• [INSTRUCTIONS TO FOLLOW]
Exactly as written, write out the lines below from the first to the one containing "2.0, 11.2, 15.8];", inclusive. Pictures do not belong in the copy.

########

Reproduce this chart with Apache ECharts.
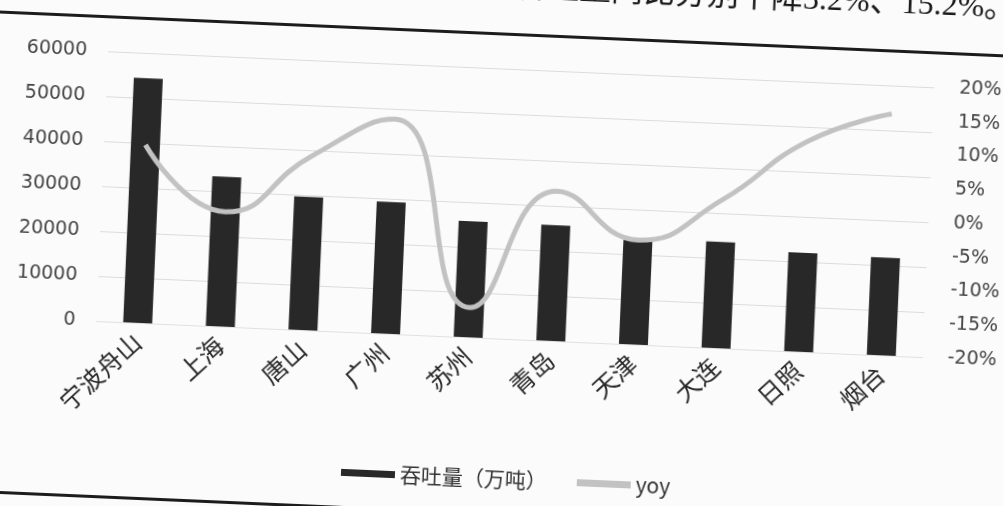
<!DOCTYPE html>
<html>
<head>
<meta charset="utf-8">
<script src="https://cdn.jsdelivr.net/npm/echarts@6/dist/echarts.min.js"></script>
<style>
  html, body { margin: 0; padding: 0; width: 1003px; height: 506px; overflow: hidden; background: #fbfbfb; }
  /* the printed page sits slightly askew, so the whole chart is turned a little */
  #chart {
    position: absolute;
    left: -40px; top: -40px;
    width: 1083px; height: 586px;
    transform-origin: 545px 516px;
    transform: rotate(2.5deg);
  }
</style>
</head>
<body>
<div id="chart"></div>
<script>
// Port cargo throughput (10k tonnes) and year-on-year change (%)
var ports = ['宁波舟山', '上海', '唐山', '广州', '苏州', '青岛', '天津', '大连', '日照', '烟台'];
var throughput = [54400, 33300, 29600, 29300, 25800, 25700, 23600, 23600, 22000, 21700];
var yoy = [6.4, -3.0, 5.7, 11.8, -15.6, 2.2, -4.5, 2.0, 11.2, 15.8];

var leftTicks = { min: 0, max: 60000, step: 10000 };
var rightTicks = { min: -20, max: 20, step: 5 };

var OFF = 40; // margin of the oversized canvas around the page area

var chart = echarts.init(document.getElementById('chart'), null, { renderer: 'canvas' });

var option = {
  animation: false,
  backgroundColor: '#fbfbfb',
  grid: { left: 90 + OFF, right: 1083 - (917 + OFF), top: 69 + OFF, height: 270 },
  legend: {
    left: 336 + OFF, top: 464 + OFF,
    itemWidth: 54, itemHeight: 7, itemGap: 30,
    textStyle: { fontSize: 21, color: '#333', fontFamily: '"Noto Sans CJK SC", "DejaVu Sans", sans-serif' },
    data: [
      { name: '吞吐量（万吨）', icon: 'rect' },
      { name: 'yoy', icon: 'rect' }
    ]
  },
  xAxis: {
    type: 'category',
    data: ports,
    axisLine: { show: true, lineStyle: { color: '#e0e0e0', width: 1 } },
    axisTick: { show: false },
    axisLabel: {
      rotate: 45, margin: 15, fontSize: 25, color: '#2a2a2a', interval: 0,
      fontFamily: '"Noto Sans CJK SC", sans-serif'
    }
  },
  yAxis: [
    {
      type: 'value', min: leftTicks.min, max: leftTicks.max, interval: leftTicks.step,
      axisLine: { show: false }, axisTick: { show: false },
      axisLabel: {
        margin: 21, fontSize: 19, color: '#444', fontFamily: '"DejaVu Sans", sans-serif',
        formatter: function (v) { return String(v); }
      },
      splitLine: { lineStyle: { color: '#dcdcdc', width: 1.2 } }
    },
    {
      type: 'value', min: rightTicks.min, max: rightTicks.max, interval: rightTicks.step,
      axisLine: { show: false }, axisTick: { show: false },
      axisLabel: { margin: 25, fontSize: 19, color: '#444', formatter: '{value}%', fontFamily: '"DejaVu Sans", sans-serif' },
      splitLine: { show: false }
    }
  ],
  series: [
    {
      name: '吞吐量（万吨）',
      type: 'bar',
      data: throughput,
      barWidth: 29,
      itemStyle: { color: '#282828' }
    },
    {
      name: 'yoy',
      type: 'line',
      yAxisIndex: 1,
      data: yoy,
      smooth: 0.5,
      symbol: 'none',
      itemStyle: { color: '#c2c2c2' },
      lineStyle: { color: '#c2c2c2', width: 5 },
      z: 5
    }
  ],
  graphic: [
    {
      type: 'text',
      left: 494 + OFF, top: -28 + OFF,
      style: {
        text: '吞吐量同比分别下降3.2%、15.2%。',
        font: '32px "Liberation Serif", "Noto Sans CJK SC", serif',
        fill: '#1a1a1a'
      }
    },
    {
      type: 'rect',
      shape: { x: -40 + OFF, y: 33 + OFF, width: 1100, height: 3 },
      style: { fill: '#1c1c1c' }
    },
    {
      type: 'rect',
      shape: { x: -40 + OFF, y: 513 + OFF, width: 1100, height: 3 },
      style: { fill: '#1c1c1c' }
    }
  ]
};

chart.setOption(option);
</script>
</body>
</html>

########

• [ANSWER TO THIS TASK]
Reproduce this chart with Apache ECharts.
<!DOCTYPE html>
<html>
<head>
<meta charset="utf-8">
<script src="https://cdn.jsdelivr.net/npm/echarts@6/dist/echarts.min.js"></script>
<style>
  html, body { margin: 0; padding: 0; width: 1003px; height: 506px; overflow: hidden; background: #fbfbfb; }
  /* the printed page sits slightly askew, so the whole chart is turned a little */
  #chart {
    position: absolute;
    left: -40px; top: -40px;
    width: 1083px; height: 586px;
    transform-origin: 545px 516px;
    transform: rotate(2.5deg);
  }
</style>
</head>
<body>
<div id="chart"></div>
<script>
// Port cargo throughput (10k tonnes) and year-on-year change (%)
var ports = ['宁波舟山', '上海', '唐山', '广州', '苏州', '青岛', '天津', '大连', '日照', '烟台'];
var throughput = [54400, 33300, 29600, 29300, 25800, 25700, 23600, 23600, 22000, 21700];
var yoy = [6.4, -3.0, 5.7, 11.8, -15.6, 2.2, -4.5, 2.0, 11.2, 15.8];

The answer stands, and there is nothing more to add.